Goal »
Copy the data below exactly, omitting any picture it contains.

Given material »
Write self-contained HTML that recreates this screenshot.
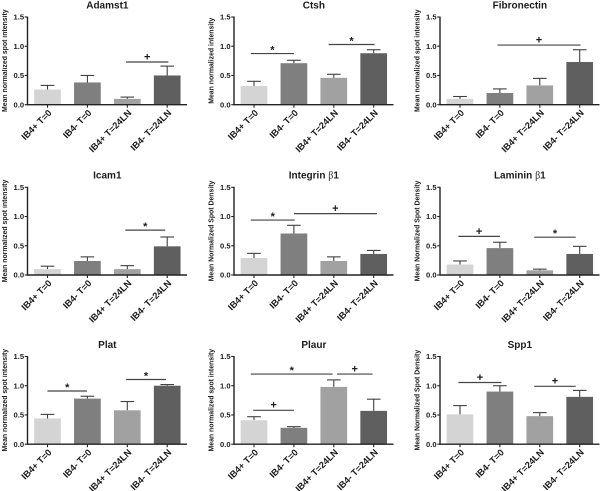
<!DOCTYPE html>
<html lang="en">
<head>
<meta charset="utf-8">
<title>Mean normalized spot intensity panels</title>
<style>
html,body{margin:0;padding:0;background:#fff;width:600px;height:491px;overflow:hidden}
svg{display:block;font-family:"Liberation Sans",Arial,sans-serif;filter:blur(0.3px)}
text{fill:#1c1c1c;font-weight:bold}
</style>
</head>
<body>
<svg id="figure" xmlns="http://www.w3.org/2000/svg" width="600" height="491" viewBox="0 0 600 491"></svg>
<script>
// Chart data
const categories = ["IB4+ T=0", "IB4- T=0", "IB4+ T=24LN", "IB4- T=24LN"];
const panelTitles = ["Adamst1", "Ctsh", "Fibronectin", "Icam1", "Integrin β1", "Laminin β1", "Plat", "Plaur", "Spp1"];
const yTitles = [
  "Mean normalized spot intensity", "Mean normalized intensity", "Mean normalized spot intensity",
  "Mean normalized spot intensity", "Mean Normalized Spot Density", "Mean Normalized Spot Density",
  "Mean normalized spot intensity", "Mean normalized spot intensity", "Mean Normalized Spot Density"
];
const yTicks = [0, 0.5, 1.0, 1.5];
const means = [
  [0.26, 0.38, 0.10, 0.50],
  [0.32, 0.71, 0.46, 0.88],
  [0.10, 0.20, 0.33, 0.73],
  [0.10, 0.24, 0.10, 0.49],
  [0.29, 0.71, 0.24, 0.36],
  [0.18, 0.46, 0.08, 0.36],
  [0.44, 0.78, 0.58, 1.00],
  [0.41, 0.28, 0.98, 0.57],
  [0.51, 0.90, 0.48, 0.81]
];
const errors = [
  [0.07, 0.12, 0.03, 0.16],
  [0.08, 0.05, 0.06, 0.06],
  [0.04, 0.07, 0.12, 0.21],
  [0.05, 0.07, 0.06, 0.16],
  [0.08, 0.14, 0.07, 0.06],
  [0.06, 0.10, 0.02, 0.13],
  [0.07, 0.04, 0.15, 0.02],
  [0.06, 0.02, 0.12, 0.20],
  [0.15, 0.10, 0.06, 0.11]
];
// Significance bars: category span, level on the y scale, symbol
const sigFrom = [[1.97], [-0.08, 1.87], [0.94], [1.95], [-0.08, 1.0], [-0.04, 1.86], [0, 1.97], [-0.08, 2.08, -0.02], [-0.04, 1.86]];
const sigTo = [[3.03], [1.0, 3.02], [3.02], [2.95], [1.02, 3.08], [1.0, 2.9], [0.99, 2.97], [1.97, 2.97, 1.0], [1.04, 2.9]];
const sigLevel = [[0.73], [0.875, 1.03], [1.02], [0.767], [0.94, 1.05], [0.66, 0.647], [0.91, 1.106], [1.20, 1.20, 0.58], [1.055, 0.99]];
const sigMark = [["+"], ["*", "*"], ["+"], ["*"], ["*", "+"], ["+", "*"], ["*", "*"], ["*", "+", "+"], ["+", "+"]];

// Layout
const axisLefts = [27.5, 234, 440];
const axisBottoms = [104.7, 275, 444.2];
const axisHeight = 87.7;
const firstBarOffset = 20;
const barStep = 39.9;
const barWidth = 26.7;
const axisLength = 159.5;
const barColors = ["#d4d4d4", "#7f7f7f", "#a1a1a1", "#5f5f5f"];
const ink = "#222222";
const svg = document.getElementById("figure");
const NS = "http://www.w3.org/2000/svg";

function make(tag, parent, name, attrs) {
  const el = document.createElementNS(NS, tag);
  
  
  for (const key in attrs) el.setAttribute(key, attrs[key]);
  parent.appendChild(el);
  return el;
}
function line(parent, name, x1, y1, x2, y2, color, width) {
  return make("line", parent, name, {x1: x1, y1: y1, x2: x2, y2: y2, stroke: color, "stroke-width": width});
}
function slug(s) {
  return s.toLowerCase().replace(/[^a-z0-9]+/g, "-").replace(/^-|-$/g, "");
}

panelTitles.forEach(function (title, p) {
  const left = axisLefts[p % 3];
  const bottom = axisBottoms[Math.floor(p / 3)];
  const xScale = function (i) { return left + firstBarOffset + i * barStep; };
  const yScale = function (v) { return bottom - (v / 1.5) * axisHeight; };
  const id = slug(title);
  const g = make("g", svg, "panel-" + id, {});

  // Bars and error bars
  categories.forEach(function (cat, i) {
    const cx = xScale(i);
    const topY = yScale(means[p][i]);
    const errY = yScale(means[p][i] + errors[p][i]);
    line(g, "error-bar-" + id + "-" + (i + 1), cx, topY, cx, errY, "#3f3f3f", 1.1);
    line(g, "error-cap-" + id + "-" + (i + 1), cx - 6.8, errY, cx + 6.8, errY, "#3f3f3f", 1.1);
    make("rect", g, "bar-" + id + "-" + (i + 1), {
      x: cx - barWidth / 2, y: topY, width: barWidth, height: bottom - topY, fill: barColors[i]
    });
  });

  // Axes
  line(g, "y-axis", left, yScale(1.5) - 0.5, left, bottom + 0.7, ink, 1.4);
  line(g, "x-axis", left, bottom, left + axisLength, bottom, ink, 1.4);

  yTicks.forEach(function (t) {
    line(g, "y-tick", left - 2.8, yScale(t), left, yScale(t), ink, 1.1);
    const label = make("text", g, "y-tick-label", {
      x: left - 3.4, y: yScale(t) + 2.7, "text-anchor": "end", "font-size": 7.6
    });
    label.textContent = t.toFixed(1);
  });

  categories.forEach(function (cat, i) {
    const cx = xScale(i);
    line(g, "x-tick", cx, bottom, cx, bottom + 3, ink, 1.1);
    const label = make("text", g, "x-tick-label", {
      transform: "translate(" + (cx + 2.5) + "," + (bottom + 6.5) + ") rotate(-45)",
      "text-anchor": "end", "font-size": 9.2, y: 3.2
    });
    label.textContent = cat;
  });

  // Panel title (beta is drawn in a serif face)
  const titleEl = make("text", g, "panel-title", {
    x: xScale(1.5), y: bottom - 96.3, "text-anchor": "middle", "font-size": 10
  });
  const parts = title.split("β");
  titleEl.appendChild(document.createTextNode(parts[0]));
  if (parts.length > 1) {
    const beta = make("tspan", titleEl, "beta-glyph", {"font-family": "'Liberation Serif',serif", "font-weight": "normal"});
    beta.textContent = "β";
    titleEl.appendChild(document.createTextNode(parts[1]));
  }

  // Y-axis title
  const yTitle = make("text", g, "y-axis-title", {
    transform: "translate(" + (left - 20.5) + "," + (bottom - 44) + ") rotate(-90)",
    "text-anchor": "middle", "font-size": 6.9
  });
  yTitle.textContent = yTitles[p];

  // Significance markers
  sigMark[p].forEach(function (mark, s) {
    const x1 = xScale(sigFrom[p][s]);
    const x2 = xScale(sigTo[p][s]);
    const y = yScale(sigLevel[p][s]);
    line(g, "significance-line", x1, y, x2, y, "#444444", 1.2);
    const sym = make("text", g, "significance-mark", {
      x: (x1 + x2) / 2, y: y - (mark === "*" ? 0 : 1.6), "text-anchor": "middle", "font-size": 11
    });
    sym.textContent = mark;
  });
});
</script>
</body>
</html>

Output of the task »
Write self-contained HTML that recreates this screenshot.
<!DOCTYPE html>
<html lang="en">
<head>
<meta charset="utf-8">
<title>Mean normalized spot intensity panels</title>
<style>
html,body{margin:0;padding:0;background:#fff;width:600px;height:491px;overflow:hidden}
svg{display:block;font-family:"Liberation Sans",Arial,sans-serif;filter:blur(0.3px)}
text{fill:#1c1c1c;font-weight:bold}
</style>
</head>
<body>
<svg id="figure" xmlns="http://www.w3.org/2000/svg" width="600" height="491" viewBox="0 0 600 491"></svg>
<script>
// Chart data
const categories = ["IB4+ T=0", "IB4- T=0", "IB4+ T=24LN", "IB4- T=24LN"];
const panelTitles = ["Adamst1", "Ctsh", "Fibronectin", "Icam1", "Integrin β1", "Laminin β1", "Plat", "Plaur", "Spp1"];
const yTitles = [
  "Mean normalized spot intensity", "Mean normalized intensity", "Mean normalized spot intensity",
  "Mean normalized spot intensity", "Mean Normalized Spot Density", "Mean Normalized Spot Density",
  "Mean normalized spot intensity", "Mean normalized spot intensity", "Mean Normalized Spot Density"
];
const yTicks = [0, 0.5, 1.0, 1.5];
const means = [
  [0.26, 0.38, 0.10, 0.50],
  [0.32, 0.71, 0.46, 0.88],
  [0.10, 0.20, 0.33, 0.73],
  [0.10, 0.24, 0.10, 0.49],
  [0.29, 0.71, 0.24, 0.36],
  [0.18, 0.46, 0.08, 0.36],
  [0.44, 0.78, 0.58, 1.00],
  [0.41, 0.28, 0.98, 0.57],
  [0.51, 0.90, 0.48, 0.81]
];
const errors = [
  [0.07, 0.12, 0.03, 0.16],
  [0.08, 0.05, 0.06, 0.06],
  [0.04, 0.07, 0.12, 0.21],
  [0.05, 0.07, 0.06, 0.16],
  [0.08, 0.14, 0.07, 0.06],
  [0.06, 0.10, 0.02, 0.13],
  [0.07, 0.04, 0.15, 0.02],
  [0.06, 0.02, 0.12, 0.20],
  [0.15, 0.10, 0.06, 0.11]
];
// Significance bars: category span, level on the y scale, symbol
const sigFrom = [[1.97], [-0.08, 1.87], [0.94], [1.95], [-0.08, 1.0], [-0.04, 1.86], [0, 1.97], [-0.08, 2.08, -0.02], [-0.04, 1.86]];
const sigTo = [[3.03], [1.0, 3.02], [3.02], [2.95], [1.02, 3.08], [1.0, 2.9], [0.99, 2.97], [1.97, 2.97, 1.0], [1.04, 2.9]];
const sigLevel = [[0.73], [0.875, 1.03], [1.02], [0.767], [0.94, 1.05], [0.66, 0.647], [0.91, 1.106], [1.20, 1.20, 0.58], [1.055, 0.99]];
const sigMark = [["+"], ["*", "*"], ["+"], ["*"], ["*", "+"], ["+", "*"], ["*", "*"], ["*", "+", "+"], ["+", "+"]];

// Layout
const axisLefts = [27.5, 234, 440];
const axisBottoms = [104.7, 275, 444.2];
const axisHeight = 87.7;
const firstBarOffset = 20;
const barStep = 39.9;
const barWidth = 26.7;
const axisLength = 159.5;
const barColors = ["#d4d4d4", "#7f7f7f", "#a1a1a1", "#5f5f5f"];
const ink = "#222222";
const svg = document.getElementById("figure");
const NS = "http://www.w3.org/2000/svg";

function make(tag, parent, name, attrs) {
  const el = document.createElementNS(NS, tag);
  
  
  for (const key in attrs) el.setAttribute(key, attrs[key]);
  parent.appendChild(el);
  return el;
}
function line(parent, name, x1, y1, x2, y2, color, width) {
  return make("line", parent, name, {x1: x1, y1: y1, x2: x2, y2: y2, stroke: color, "stroke-width": width});
}
function slug(s) {
  return s.toLowerCase().replace(/[^a-z0-9]+/g, "-").replace(/^-|-$/g, "");
}

panelTitles.forEach(function (title, p) {
  const left = axisLefts[p % 3];
  const bottom = axisBottoms[Math.floor(p / 3)];
  const xScale = function (i) { return left + firstBarOffset + i * barStep; };
  const yScale = function (v) { return bottom - (v / 1.5) * axisHeight; };
  const id = slug(title);
  const g = make("g", svg, "panel-" + id, {});

  // Bars and error bars
  categories.forEach(function (cat, i) {
    const cx = xScale(i);
    const topY = yScale(means[p][i]);
    const errY = yScale(means[p][i] + errors[p][i]);
    line(g, "error-bar-" + id + "-" + (i + 1), cx, topY, cx, errY, "#3f3f3f", 1.1);
    line(g, "error-cap-" + id + "-" + (i + 1), cx - 6.8, errY, cx + 6.8, errY, "#3f3f3f", 1.1);
    make("rect", g, "bar-" + id + "-" + (i + 1), {
      x: cx - barWidth / 2, y: topY, width: barWidth, height: bottom - topY, fill: barColors[i]
    });
  });

  // Axes
  line(g, "y-axis", left, yScale(1.5) - 0.5, left, bottom + 0.7, ink, 1.4);
  line(g, "x-axis", left, bottom, left + axisLength, bottom, ink, 1.4);

  yTicks.forEach(function (t) {
    line(g, "y-tick", left - 2.8, yScale(t), left, yScale(t), ink, 1.1);
    const label = make("text", g, "y-tick-label", {
      x: left - 3.4, y: yScale(t) + 2.7, "text-anchor": "end", "font-size": 7.6
    });
    label.textContent = t.toFixed(1);
  });

  categories.forEach(function (cat, i) {
    const cx = xScale(i);
    line(g, "x-tick", cx, bottom, cx, bottom + 3, ink, 1.1);
    const label = make("text", g, "x-tick-label", {
      transform: "translate(" + (cx + 2.5) + "," + (bottom + 6.5) + ") rotate(-45)",
      "text-anchor": "end", "font-size": 9.2, y: 3.2
    });
    label.textContent = cat;
  });

  // Panel title (beta is drawn in a serif face)
  const titleEl = make("text", g, "panel-title", {
    x: xScale(1.5), y: bottom - 96.3, "text-anchor": "middle", "font-size": 10
  });
  const parts = title.split("β");
  titleEl.appendChild(document.createTextNode(parts[0]));
  if (parts.length > 1) {
    const beta = make("tspan", titleEl, "beta-glyph", {"font-family": "'Liberation Serif',serif", "font-weight": "normal"});
    beta.textContent = "β";
    titleEl.appendChild(document.createTextNode(parts[1]));
  }

  // Y-axis title
  const yTitle = make("text", g, "y-axis-title", {
    transform: "translate(" + (left - 20.5) + "," + (bottom - 44) + ") rotate(-90)",
    "text-anchor": "middle", "font-size": 6.9
  });
  yTitle.textContent = yTitles[p];

  // Significance markers
  sigMark[p].forEach(function (mark, s) {
    const x1 = xScale(sigFrom[p][s]);
    const x2 = xScale(sigTo[p][s]);
    const y = yScale(sigLevel[p][s]);
    line(g, "significance-line", x1, y, x2, y, "#444444", 1.2);
    const sym = make("text", g, "significance-mark", {
      x: (x1 + x2) / 2, y: y - (mark === "*" ? 0 : 1.6), "text-anchor": "middle", "font-size": 11
    });
    sym.textContent = mark;
  });
});
</script>
</body>
</html>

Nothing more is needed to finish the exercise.